Find every line of the listing below where "React" appears, and copy it.

....

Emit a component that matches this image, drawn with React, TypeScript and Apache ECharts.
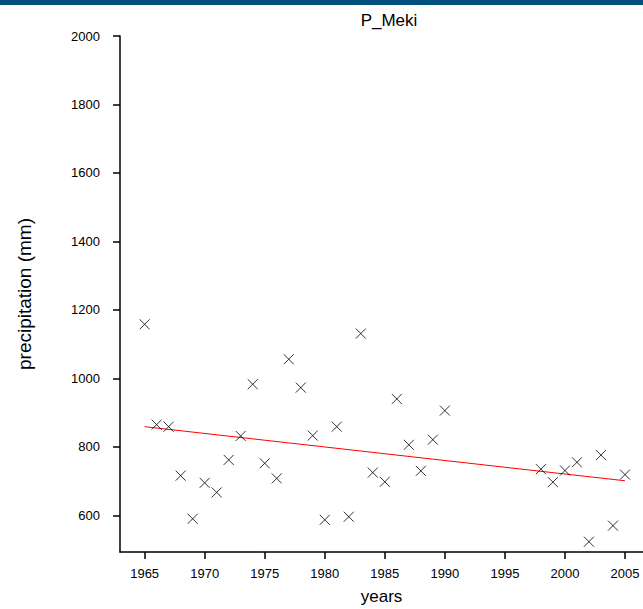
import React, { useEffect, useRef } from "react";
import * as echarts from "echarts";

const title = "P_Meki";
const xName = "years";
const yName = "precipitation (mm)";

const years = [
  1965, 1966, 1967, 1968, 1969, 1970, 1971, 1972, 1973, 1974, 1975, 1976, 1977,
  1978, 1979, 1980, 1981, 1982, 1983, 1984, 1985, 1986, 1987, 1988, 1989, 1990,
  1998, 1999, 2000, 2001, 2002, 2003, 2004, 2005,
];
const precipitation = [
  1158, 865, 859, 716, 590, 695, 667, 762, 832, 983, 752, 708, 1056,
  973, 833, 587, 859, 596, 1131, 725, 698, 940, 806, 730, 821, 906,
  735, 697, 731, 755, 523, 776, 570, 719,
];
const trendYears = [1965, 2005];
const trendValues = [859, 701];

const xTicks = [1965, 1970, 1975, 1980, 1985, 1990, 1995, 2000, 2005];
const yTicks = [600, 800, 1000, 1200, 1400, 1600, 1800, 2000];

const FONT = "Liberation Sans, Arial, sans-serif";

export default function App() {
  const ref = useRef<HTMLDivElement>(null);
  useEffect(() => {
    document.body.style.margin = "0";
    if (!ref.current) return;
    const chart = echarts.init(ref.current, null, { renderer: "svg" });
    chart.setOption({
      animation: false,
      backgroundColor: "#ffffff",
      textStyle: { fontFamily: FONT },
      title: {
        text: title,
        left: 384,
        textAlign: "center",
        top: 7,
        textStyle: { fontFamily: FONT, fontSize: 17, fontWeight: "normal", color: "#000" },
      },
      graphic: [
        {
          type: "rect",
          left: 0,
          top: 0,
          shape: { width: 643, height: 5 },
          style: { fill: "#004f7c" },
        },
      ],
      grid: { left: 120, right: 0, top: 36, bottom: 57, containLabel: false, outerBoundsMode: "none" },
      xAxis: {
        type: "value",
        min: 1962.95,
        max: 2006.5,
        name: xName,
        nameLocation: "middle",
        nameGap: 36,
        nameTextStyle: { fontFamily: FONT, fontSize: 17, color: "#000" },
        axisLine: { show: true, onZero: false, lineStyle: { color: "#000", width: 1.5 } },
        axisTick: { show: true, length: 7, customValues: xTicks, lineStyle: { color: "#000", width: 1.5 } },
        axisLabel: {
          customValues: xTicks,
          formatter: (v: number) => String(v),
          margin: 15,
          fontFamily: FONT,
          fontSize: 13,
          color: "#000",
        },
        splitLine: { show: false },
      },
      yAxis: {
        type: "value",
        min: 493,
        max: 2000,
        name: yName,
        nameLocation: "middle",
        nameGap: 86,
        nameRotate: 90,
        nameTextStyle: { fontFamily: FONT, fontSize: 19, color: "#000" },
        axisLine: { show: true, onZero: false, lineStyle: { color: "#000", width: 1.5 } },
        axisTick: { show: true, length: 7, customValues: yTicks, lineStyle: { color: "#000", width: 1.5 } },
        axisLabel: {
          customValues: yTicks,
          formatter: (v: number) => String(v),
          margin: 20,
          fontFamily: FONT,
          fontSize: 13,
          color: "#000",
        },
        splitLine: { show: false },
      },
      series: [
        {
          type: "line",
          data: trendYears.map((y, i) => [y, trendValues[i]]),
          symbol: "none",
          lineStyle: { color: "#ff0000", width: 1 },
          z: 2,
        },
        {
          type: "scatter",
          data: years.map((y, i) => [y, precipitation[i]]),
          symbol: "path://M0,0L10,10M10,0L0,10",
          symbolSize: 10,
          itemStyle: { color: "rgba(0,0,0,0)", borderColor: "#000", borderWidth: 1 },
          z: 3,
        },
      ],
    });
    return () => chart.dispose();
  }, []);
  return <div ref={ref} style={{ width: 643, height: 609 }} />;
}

....

* [Correct answer]
Emit a component that matches this image, drawn with React, TypeScript and Apache ECharts.
import React, { useEffect, useRef } from "react";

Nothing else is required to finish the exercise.